Why I Gave My Life To Christ and Took It Back
How doubt helped strengthen my faith
This is a misleading title, actually. However, I am guessing that the title as I have it right there is what probably piqued your interest enough to read this post. Because how many people would have wanted to read a post that is entitled “how to grow deeper in your love and understanding of Jesus and stand firm during your deepest, darkest hour?” Maybe, not so many. This story I am about to tell you is my story; it was borne out of my frustration with religion and its rote practices. It’s a story of redemption and how I finally found peace amidst the chaos that was my life.
The summer of ’13 and ’15 would henceforth be regarded as the summers from hell (SFH). I hit rock-bottom and not surprisingly, those two periods were the times when I questioned the importance of religion and its usefulness in my life. I had two major life traumatic incidences that shook me to my very core. I was in pain (physically, emotionally, and mentally) for a prolonged period in my life. At a point, I almost lost my will to do anything else but sleep, mope, and cry; I did all these in repeated successions. I stopped going to church and vehemently told my husband not to bother about me ever returning to church. He was free to go alone as he pleased, I was no longer interested in it. At that time, I felt that the church wasn’t providing the answers to the burning questions I had. I felt lonely, alone, dejected, and forlorn.
That’s the thing about pain, it ALWAYS demands an answer. C.S. Lewis once wrote this about pain “We can ignore even pleasure. But pain insists upon being attended to. God whispers to us in our pleasures, speaks in our conscience, but shouts in our pains: it is his megaphone to rouse a deaf world.” I didn’t know this then (hindsight is really 20/20) but the pain I went through shaped my thought process. It snapped me back into focus. However, I still demanded certainty and answers from God. I just couldn’t live with the uncertainties surrounding my faith as a Christ-follower.
I feel the need to digress a little bit there to tell you about myself.
One of the many things that drive me bonkers about my personality is not only am I an analyzer but an obsessive one. For example, while most people read books for the pleasure of them (I do this too), when I read books, I get obsessive and addictive with them. I just want to soak up all the information, and I get frustrated because, for every book I read, I learn about twenty others that I need to read. I always have the 16 allowable tabs on my Samsung phone open at all times because I read an article/blog/Wikipedia page and from there. I open several tabs to expand on whatever subject matter I was reading on. I am also that way about music and movies/series: I have to know about the singer/casts’ bios, the thought process that led to the scriptwriting (for the movies/series), and the meanings behind the lyrics of the songs I listen to. This is a nerve-wracking process that can sometimes end up using up several hours of my time.

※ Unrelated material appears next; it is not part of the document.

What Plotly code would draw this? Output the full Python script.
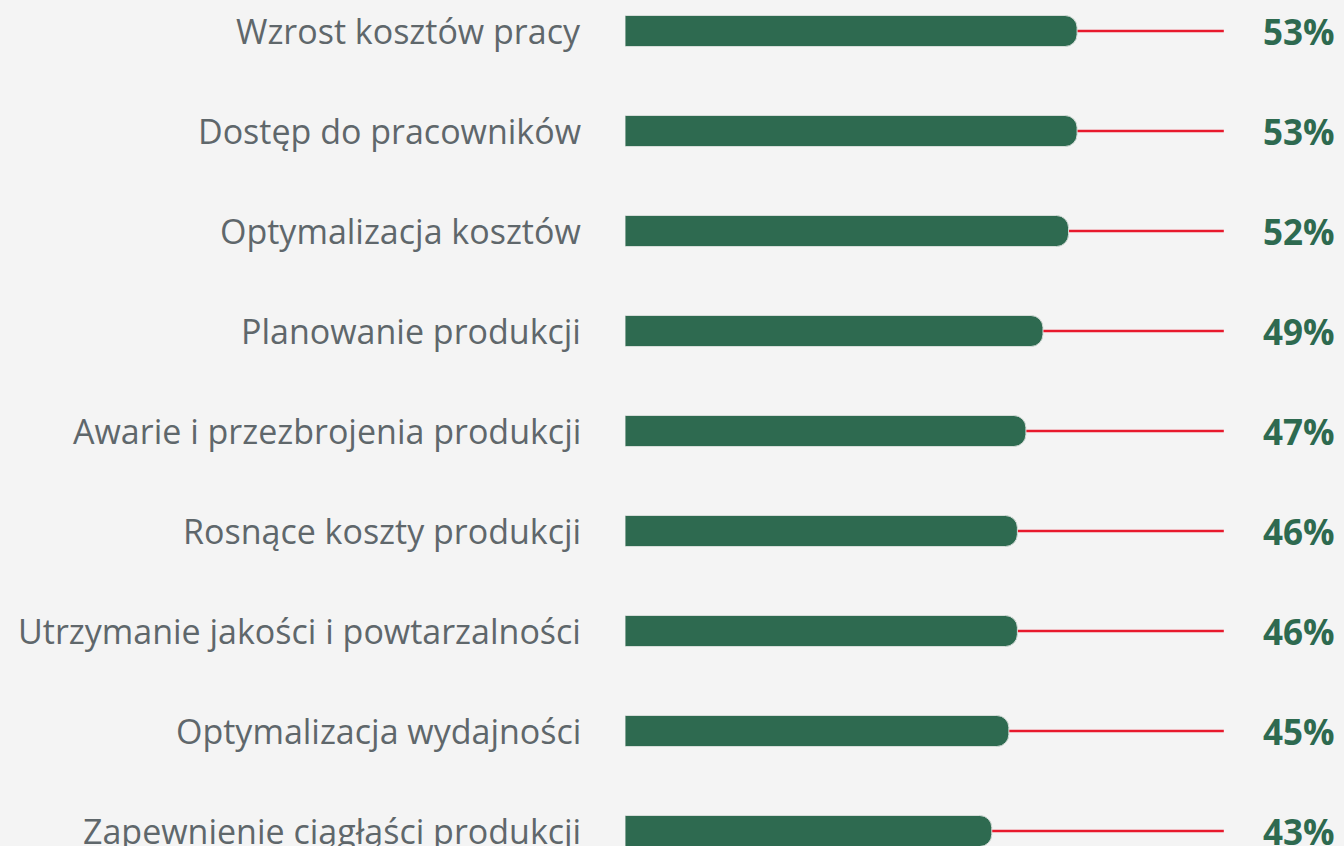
import plotly.graph_objects as go

categories = [
    "Wzrost kosztów pracy",
    "Dostęp do pracowników",
    "Optymalizacja kosztów",
    "Planowanie produkcji",
    "Awarie i przezbrojenia produkcji",
    "Rosnące koszty produkcji",
    "Utrzymanie jakości i powtarzalności",
    "Optymalizacja wydajności",
    "Zapewnienie ciągłąści produkcji",
]
values = [53, 53, 52, 49, 47, 46, 46, 45, 43]
track_max = [70.2] * len(categories)
value_labels = [f"{v}%" for v in values]

GREEN = "#2e6a50"
RED = "#e8192c"
GRAY = "#5f676b"
BG = "#f4f4f4"

W, H = 1344, 846
left_px = 625
px_per_unit = 8.53
x_max = (W - left_px) / px_per_unit

ypos = list(range(len(categories)))

fig = go.Figure()

fig.add_trace(go.Bar(
    x=values, y=ypos, orientation="h", width=0.31,
    marker=dict(color=GREEN, cornerradius=12,
                line=dict(color="#d5dcd8", width=1)),
    showlegend=False,
))

# red track lines beneath the bars
shapes = []
for i, t in zip(ypos, track_max):
    shapes.append(dict(type="line", xref="x", yref="y", x0=0, x1=t, y0=i, y1=i,
                       line=dict(color=RED, width=2.5), layer="below"))

annotations = []
for i, (c, lab) in enumerate(zip(categories, value_labels)):
    annotations.append(dict(
        x=0, y=i, xref="paper", yref="y", text=c, showarrow=False,
        xanchor="right", yanchor="middle", xshift=-42,
        font=dict(family="Open Sans", size=34, color=GRAY)))
    annotations.append(dict(
        x=1, y=i, xref="paper", yref="y", text=lab, showarrow=False,
        xanchor="right", yanchor="middle", xshift=-7,
        font=dict(family="Open Sans", size=35, color=GREEN, weight="bold")))

fig.update_layout(
    width=W, height=H,
    margin=dict(l=left_px, r=0, t=0, b=0),
    paper_bgcolor=BG, plot_bgcolor=BG,
    xaxis=dict(range=[0, x_max], visible=False, fixedrange=True),
    yaxis=dict(range=[8.15, -0.31], visible=False, fixedrange=True),
    annotations=annotations,
    shapes=shapes,
)

fig.write_html(
    "out.html",
    config={"displayModeBar": False},
    post_script="document.body.style.margin='0';document.body.style.overflow='hidden';",
)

However, I am not quick to bash on this trait of mine as it has served (and still does) me well as a doctoral student.
One of the qualities of a seasoned scholar is after all the depth and understanding they apply to their research questions.
Extrapolating this to my faith was frustrating as hell (the wrong choice of words, I know). My demand for certainty created the space for frustration in my life. Perhaps, someone can relate to this, in your quest for certainty you walk by sight (or emotions) instead of by faith. Without which, it is impossible to please God. Phillip Yancey expressed it best when he said “Where there is certainty, there is no room for faith”
During my internship with a biotech company, one of my tasks entailed doing a thorough systematic review of a rare skin disease. Before this, I didn’t care much to study about the disease nor did I know much about it. I spent up to three months learning all I could about this disease and therapeutic options as I was to give a final presentation to key opinion leaders at the end of my internship. I wanted to present my best work, to make sure that my presentation reflected the time I had spent researching this disease. I realized that the more I learned, the more there was to learn. I concluded that I could never get to the depths of it, even though I had spent several man-hours researching this therapeutic area. The patients were just too heterogeneous and the disease was very complex. Who am I then to think that I can understand an eternal, omniscient God? I have since then concluded that I have to leave room for faith. We can’t have 100 percent certainty in life.
Even research is built to accommodate uncertainties. For example, confidence intervals (which, IMHO, should be renamed “uncertainty intervals”) tell you how much uncertainty you have. I now leave some wiggle room to walk by faith, knowing that all things work together for my good.
I have made peace with those unanswered questions and have finally found some considerable amount of peace in my life. Taking my life back from Christ after giving it to him made me learn to give my life (the whole 200+ lbs of this beautiful mess) back to him wholeheartedly.